Orcish Maneuver
ALIAS: OM, Orcish Manoeuvre
There is an inline cache technique called the Orcish Maneuver, a clever pun on Orc (perhaps) and “OR Cache”. Joseph Hall (author of “Effective Perl Programming”) coined the term.
It is useful for caching inside the sort comparator function to increase speed. Joseph uses a hash to store the potentially expensive sort value.

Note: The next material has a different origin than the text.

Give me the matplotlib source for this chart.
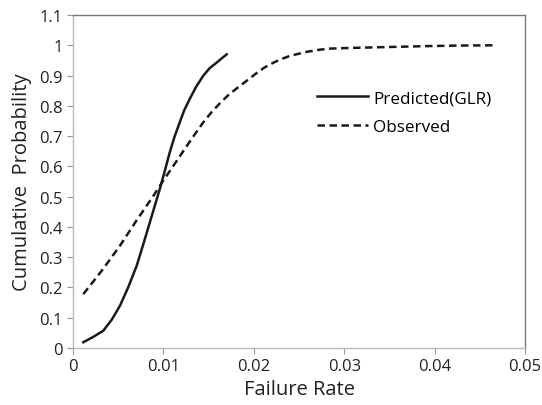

If that key does not yet exist, he calculates and stores it for next time.
$cache{$a} ||= function($a); # If it is not cached, $cache{$a} is false
# function() is called
# the result is stored in the cache
# the result is returned
This idiom relies on the feature that a Perl assignment returns the value assigned.
my %cache;
my @sorted = sort {
( $cache{$a} ||= function($a) )
<=>
( $cache{$b} ||= function($b) )
} @old_array;
It is better using the defined-or operator if empty string or 0 values are returned by the function:
my %cache;
my @sorted = sort {
( $cache{$a} //= function($a) )
<=>
( $cache{$b} //= function($b) )
} @old_array;
CAVEATS
It has some minor efficiency flaws:
- An extra test is necessary after each sortkey is retrieved from the or-cache.
- If an extracted sortkey has a false value, it will be recomputed every time. This is not usually the case, because the extracted sortkeys are seldom false.
Comparison
Except when the need to avoid reading the data twice is critical, the explicit cached sort is always slightly faster than the OM.
It is simpler than Schwartzian Transform and faster, if the list contains duplicates.